**SHORT PROBLEM:**
Output all records precisely as written.
-- Begin INFORMATION SUPPLIED --
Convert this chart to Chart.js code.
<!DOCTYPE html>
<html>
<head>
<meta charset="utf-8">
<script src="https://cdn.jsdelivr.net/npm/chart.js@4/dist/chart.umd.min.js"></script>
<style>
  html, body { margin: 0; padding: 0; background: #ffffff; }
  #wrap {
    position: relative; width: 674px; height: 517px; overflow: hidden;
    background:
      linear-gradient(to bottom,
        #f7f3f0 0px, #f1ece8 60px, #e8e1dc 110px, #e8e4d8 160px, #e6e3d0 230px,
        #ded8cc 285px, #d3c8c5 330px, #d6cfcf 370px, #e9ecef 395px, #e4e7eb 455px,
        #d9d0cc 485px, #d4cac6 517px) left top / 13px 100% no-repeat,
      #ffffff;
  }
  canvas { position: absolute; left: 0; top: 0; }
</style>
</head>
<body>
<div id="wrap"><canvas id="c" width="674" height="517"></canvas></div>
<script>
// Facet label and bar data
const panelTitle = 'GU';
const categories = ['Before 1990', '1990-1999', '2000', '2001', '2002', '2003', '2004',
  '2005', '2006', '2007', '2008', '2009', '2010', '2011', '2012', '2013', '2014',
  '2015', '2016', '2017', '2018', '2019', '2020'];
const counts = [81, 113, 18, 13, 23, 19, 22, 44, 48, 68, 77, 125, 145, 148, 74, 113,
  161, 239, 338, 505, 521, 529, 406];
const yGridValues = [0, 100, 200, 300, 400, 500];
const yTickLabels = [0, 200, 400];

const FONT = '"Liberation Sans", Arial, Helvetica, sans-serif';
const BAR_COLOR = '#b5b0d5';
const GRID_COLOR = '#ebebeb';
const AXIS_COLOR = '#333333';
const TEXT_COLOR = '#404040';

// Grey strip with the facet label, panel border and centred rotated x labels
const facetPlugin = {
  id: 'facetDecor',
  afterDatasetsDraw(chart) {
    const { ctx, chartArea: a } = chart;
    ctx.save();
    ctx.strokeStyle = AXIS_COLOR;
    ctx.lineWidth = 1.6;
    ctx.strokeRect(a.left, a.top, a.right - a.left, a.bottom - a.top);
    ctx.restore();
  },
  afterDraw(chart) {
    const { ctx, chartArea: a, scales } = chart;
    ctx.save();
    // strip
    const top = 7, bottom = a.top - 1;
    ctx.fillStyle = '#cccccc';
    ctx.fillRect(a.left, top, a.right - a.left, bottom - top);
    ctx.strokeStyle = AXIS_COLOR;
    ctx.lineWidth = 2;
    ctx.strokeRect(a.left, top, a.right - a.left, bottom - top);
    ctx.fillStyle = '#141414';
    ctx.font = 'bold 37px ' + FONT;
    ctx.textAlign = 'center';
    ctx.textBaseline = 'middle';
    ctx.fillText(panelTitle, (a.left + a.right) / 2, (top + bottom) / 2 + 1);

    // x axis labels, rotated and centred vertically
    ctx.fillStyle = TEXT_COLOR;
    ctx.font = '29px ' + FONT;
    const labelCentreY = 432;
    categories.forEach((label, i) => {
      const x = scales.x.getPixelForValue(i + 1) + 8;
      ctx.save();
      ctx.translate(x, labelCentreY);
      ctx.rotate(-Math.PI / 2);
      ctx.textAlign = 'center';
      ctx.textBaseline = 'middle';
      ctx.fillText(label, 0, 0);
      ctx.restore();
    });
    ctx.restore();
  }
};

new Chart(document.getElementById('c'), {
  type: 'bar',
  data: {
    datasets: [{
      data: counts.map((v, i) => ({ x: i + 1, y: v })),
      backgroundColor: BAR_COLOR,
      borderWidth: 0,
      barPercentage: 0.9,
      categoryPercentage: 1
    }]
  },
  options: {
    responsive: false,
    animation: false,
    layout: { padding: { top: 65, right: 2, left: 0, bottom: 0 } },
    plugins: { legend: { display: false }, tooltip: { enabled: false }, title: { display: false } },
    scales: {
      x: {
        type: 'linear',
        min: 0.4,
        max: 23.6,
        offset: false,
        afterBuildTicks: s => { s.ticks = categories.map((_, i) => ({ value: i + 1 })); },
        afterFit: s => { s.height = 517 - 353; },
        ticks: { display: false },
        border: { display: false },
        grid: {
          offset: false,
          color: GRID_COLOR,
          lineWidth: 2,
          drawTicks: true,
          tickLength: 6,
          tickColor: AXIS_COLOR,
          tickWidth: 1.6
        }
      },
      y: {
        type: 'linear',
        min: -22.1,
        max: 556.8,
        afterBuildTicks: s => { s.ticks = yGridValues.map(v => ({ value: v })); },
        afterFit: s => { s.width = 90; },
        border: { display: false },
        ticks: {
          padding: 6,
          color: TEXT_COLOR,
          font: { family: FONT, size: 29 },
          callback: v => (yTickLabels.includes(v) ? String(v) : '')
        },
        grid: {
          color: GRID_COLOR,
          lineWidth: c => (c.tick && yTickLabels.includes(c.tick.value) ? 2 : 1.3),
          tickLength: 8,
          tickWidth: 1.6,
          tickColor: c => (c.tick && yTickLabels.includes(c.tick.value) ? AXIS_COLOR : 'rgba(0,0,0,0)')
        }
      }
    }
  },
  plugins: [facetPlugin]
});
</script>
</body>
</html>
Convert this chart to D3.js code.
-- End INFORMATION SUPPLIED --
**OUTPUT FOR THIS EXERCISE:**
Convert this chart to Chart.js code.
<!DOCTYPE html>
<html>
<head>
<meta charset="utf-8">
<script src="https://cdn.jsdelivr.net/npm/chart.js@4/dist/chart.umd.min.js"></script>
<style>
  html, body { margin: 0; padding: 0; background: #ffffff; }
  #wrap {
    position: relative; width: 674px; height: 517px; overflow: hidden;
    background:
      linear-gradient(to bottom,
        #f7f3f0 0px, #f1ece8 60px, #e8e1dc 110px, #e8e4d8 160px, #e6e3d0 230px,
        #ded8cc 285px, #d3c8c5 330px, #d6cfcf 370px, #e9ecef 395px, #e4e7eb 455px,
        #d9d0cc 485px, #d4cac6 517px) left top / 13px 100% no-repeat,
      #ffffff;
  }
  canvas { position: absolute; left: 0; top: 0; }
</style>
</head>
<body>
<div id="wrap"><canvas id="c" width="674" height="517"></canvas></div>
<script>
// Facet label and bar data
const panelTitle = 'GU';
const categories = ['Before 1990', '1990-1999', '2000', '2001', '2002', '2003', '2004',
  '2005', '2006', '2007', '2008', '2009', '2010', '2011', '2012', '2013', '2014',
  '2015', '2016', '2017', '2018', '2019', '2020'];
const counts = [81, 113, 18, 13, 23, 19, 22, 44, 48, 68, 77, 125, 145, 148, 74, 113,
  161, 239, 338, 505, 521, 529, 406];
const yGridValues = [0, 100, 200, 300, 400, 500];
const yTickLabels = [0, 200, 400];

const FONT = '"Liberation Sans", Arial, Helvetica, sans-serif';
const BAR_COLOR = '#b5b0d5';
const GRID_COLOR = '#ebebeb';
const AXIS_COLOR = '#333333';
const TEXT_COLOR = '#404040';

// Grey strip with the facet label, panel border and centred rotated x labels
const facetPlugin = {
  id: 'facetDecor',
  afterDatasetsDraw(chart) {
    const { ctx, chartArea: a } = chart;
    ctx.save();
    ctx.strokeStyle = AXIS_COLOR;
    ctx.lineWidth = 1.6;
    ctx.strokeRect(a.left, a.top, a.right - a.left, a.bottom - a.top);
    ctx.restore();
  },
  afterDraw(chart) {
    const { ctx, chartArea: a, scales } = chart;
    ctx.save();
    // strip
    const top = 7, bottom = a.top - 1;
    ctx.fillStyle = '#cccccc';
    ctx.fillRect(a.left, top, a.right - a.left, bottom - top);
    ctx.strokeStyle = AXIS_COLOR;
    ctx.lineWidth = 2;
    ctx.strokeRect(a.left, top, a.right - a.left, bottom - top);
    ctx.fillStyle = '#141414';
    ctx.font = 'bold 37px ' + FONT;
    ctx.textAlign = 'center';
    ctx.textBaseline = 'middle';
    ctx.fillText(panelTitle, (a.left + a.right) / 2, (top + bottom) / 2 + 1);

    // x axis labels, rotated and centred vertically
    ctx.fillStyle = TEXT_COLOR;
    ctx.font = '29px ' + FONT;
    const labelCentreY = 432;
    categories.forEach((label, i) => {
      const x = scales.x.getPixelForValue(i + 1) + 8;
      ctx.save();
      ctx.translate(x, labelCentreY);
      ctx.rotate(-Math.PI / 2);
      ctx.textAlign = 'center';
      ctx.textBaseline = 'middle';
      ctx.fillText(label, 0, 0);
      ctx.restore();
    });
    ctx.restore();
  }
};

new Chart(document.getElementById('c'), {
  type: 'bar',
  data: {
    datasets: [{
      data: counts.map((v, i) => ({ x: i + 1, y: v })),
      backgroundColor: BAR_COLOR,
      borderWidth: 0,
      barPercentage: 0.9,
      categoryPercentage: 1
    }]
  },
  options: {
    responsive: false,
    animation: false,
    layout: { padding: { top: 65, right: 2, left: 0, bottom: 0 } },
    plugins: { legend: { display: false }, tooltip: { enabled: false }, title: { display: false } },
    scales: {
      x: {
        type: 'linear',
        min: 0.4,
        max: 23.6,
        offset: false,
        afterBuildTicks: s => { s.ticks = categories.map((_, i) => ({ value: i + 1 })); },
        afterFit: s => { s.height = 517 - 353; },
        ticks: { display: false },
        border: { display: false },
        grid: {
          offset: false,
          color: GRID_COLOR,
          lineWidth: 2,
          drawTicks: true,
          tickLength: 6,
          tickColor: AXIS_COLOR,
          tickWidth: 1.6
        }
      },
      y: {
        type: 'linear',
        min: -22.1,
        max: 556.8,
        afterBuildTicks: s => { s.ticks = yGridValues.map(v => ({ value: v })); },
        afterFit: s => { s.width = 90; },
        border: { display: false },
        ticks: {
          padding: 6,
          color: TEXT_COLOR,
          font: { family: FONT, size: 29 },
          callback: v => (yTickLabels.includes(v) ? String(v) : '')
        },
        grid: {
          color: GRID_COLOR,
          lineWidth: c => (c.tick && yTickLabels.includes(c.tick.value) ? 2 : 1.3),
          tickLength: 8,
          tickWidth: 1.6,
          tickColor: c => (c.tick && yTickLabels.includes(c.tick.value) ? AXIS_COLOR : 'rgba(0,0,0,0)')
        }
      }
    }
  },
  plugins: [facetPlugin]
});
</script>
</body>
</html>
Convert this chart to D3.js code.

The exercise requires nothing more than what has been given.